Terrific! Radiant! Humble! [An Update]

Last year I wrote about the regrettable case of Junius Peake, a former economics professor at the University of Northern Colorado, who reacted to a student's rather silly parody of him by calling the cops.

What was appalling about the story was not just that Petty Professor Peake reacted to satire by involving the cops. What was truly appalling was that the cops bit, and Deputy District Attorney Susan Knox authorized a search warrant for the student author's home, on the theory that the overt satire was criminal libel.

This week FIRE has an update — the District Court has, in an order granting summary judgment against prosecutor Susan Knox, found that she is liable for violating the student satirist Thomas Mink's rights. More specifically, the court found that Knox was not entitled to qualified immunity because, in light of the patently satirical nature of Mink's site, no reasonable prosecutor could have believed that the warrant established probable cause that Mink had committed criminal libel. (Knox is only entitled to qualified immunity because approving search warrants is a discretionary function, not a core prosecutorial function.)

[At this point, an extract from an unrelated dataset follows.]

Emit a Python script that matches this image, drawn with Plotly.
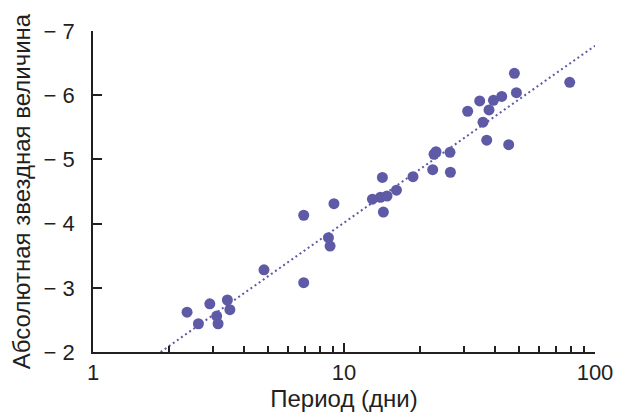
import plotly.graph_objects as go

period = [2.37, 2.63, 2.92, 3.11, 3.15, 3.43, 3.51, 4.80, 6.91, 6.91, 8.67, 8.80, 9.12,
          12.98, 13.96, 14.84, 14.35, 14.22, 16.18, 18.83, 22.56, 22.84, 23.26, 26.44, 26.54,
          31.10, 34.72, 35.79, 37.03, 37.82, 39.38, 42.5, 45.31, 47.74, 48.63, 79.3]
magnitude = [-2.62, -2.44, -2.75, -2.56, -2.44, -2.81, -2.66, -3.28, -3.08, -4.13, -3.78, -3.65, -4.31,
             -4.38, -4.41, -4.43, -4.18, -4.72, -4.52, -4.73, -4.84, -5.08, -5.12, -5.11, -4.80,
             -5.75, -5.91, -5.58, -5.30, -5.77, -5.92, -5.98, -5.23, -6.34, -6.04, -6.20]

fit_period = [1.86, 100]
fit_magnitude = [-2.0, -6.77]

y_tickvals = [-7, -6, -5, -4, -3, -2]
y_ticktext = ["\u2212 7", "\u2212 6", "\u2212 5", "\u2212 4", "\u2212 3", "\u2212 2"]
x_tickvals = [1, 10, 100]
x_ticktext = ["1", "10", "100"]

color = "#5F5AA6"
ink = "#231F20"
font = "Liberation Sans, Arial, sans-serif"

fig = go.Figure()
fig.add_trace(go.Scatter(x=fit_period, y=fit_magnitude, mode="lines",
                         line=dict(color=color, width=2, dash="2px,3px"),
                         hoverinfo="skip", showlegend=False))
fig.add_trace(go.Scatter(x=period, y=magnitude, mode="markers",
                         marker=dict(color=color, size=11, line=dict(width=0)),
                         showlegend=False))

fig.update_layout(
    width=619, height=414,
    margin=dict(l=93, r=24, t=31, b=62),
    plot_bgcolor="white", paper_bgcolor="white",
    font=dict(family=font, size=21, color=ink),
    xaxis=dict(type="log", range=[0, 2], tickvals=x_tickvals, ticktext=x_ticktext,
               automargin=False,
               ticks="inside", ticklen=9, tickwidth=1.5, tickcolor=ink,
               minor=dict(ticks="inside", ticklen=6, tickwidth=1.5, tickcolor=ink,
                          dtick="D1", showgrid=False),
               showline=True, linecolor=ink, linewidth=1.8, showgrid=False, zeroline=False,
               tickfont=dict(size=22), ticklabelstandoff=0,
               title=dict(text="Период (дни)", font=dict(size=24), standoff=4)),
    yaxis=dict(range=[-2, -7], tickvals=y_tickvals, ticktext=y_ticktext,
               automargin=False,
               ticks="inside", ticklen=9, tickwidth=1.5, tickcolor=ink,
               showline=True, linecolor=ink, linewidth=1.8, showgrid=False, zeroline=False,
               tickfont=dict(size=22), ticklabelstandoff=12,
               title=dict(text="Абсолютная звездная величина", font=dict(size=24), standoff=6)),
)

fig.write_html("out.html")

This is an important and admirable victory — all the more so because it is so appallingly rare for prosecutors to be held liable for misconduct. Prosecutors have a legal and ethical obligation to be more than a mere rubber-stamp for law enforcement demands — they have an obligation to see that the execution of justice does not violate the clearly established constitutional rights of suspects and defendants. Here Susan Knox willingly let the criminal justice system be the lawless tool of a censorious, thin-skinned, and ultimately ridiculous thug. This puts a black mark by her name — and should.

You can read the opinion through the FIRE link.

Last 5 posts by Ken White


  1. says

    It is great news that official sanction might actually come down on prosecutorial misconduct.

    And … is "criminal libel" even a thing in this country? I thought that was a nastiness restricted to the UK.

  2. Will says

    What are the likely sanctions for the prosecutor? Slap on the wrist? Or something more serious?

  3. Pete says

    And here I am fresh from Greenfield's Simple Justice blawg, having left a fresh and steaming comment essentially ranting about how prosecutors can behave badly regardless of whether the behaviour is a part of their official duties or not, and get away with it scot-free.

    I don't understand – I don't have the case reference, but I distinctly remember a prosecutor successfully claiming immunity in response to a lawsuit filed because that prosecutor framed the defendant with knowingly false evidence. That's not part of their job at all – discretionary or otherwise.

    This is all confusing to the average Joe.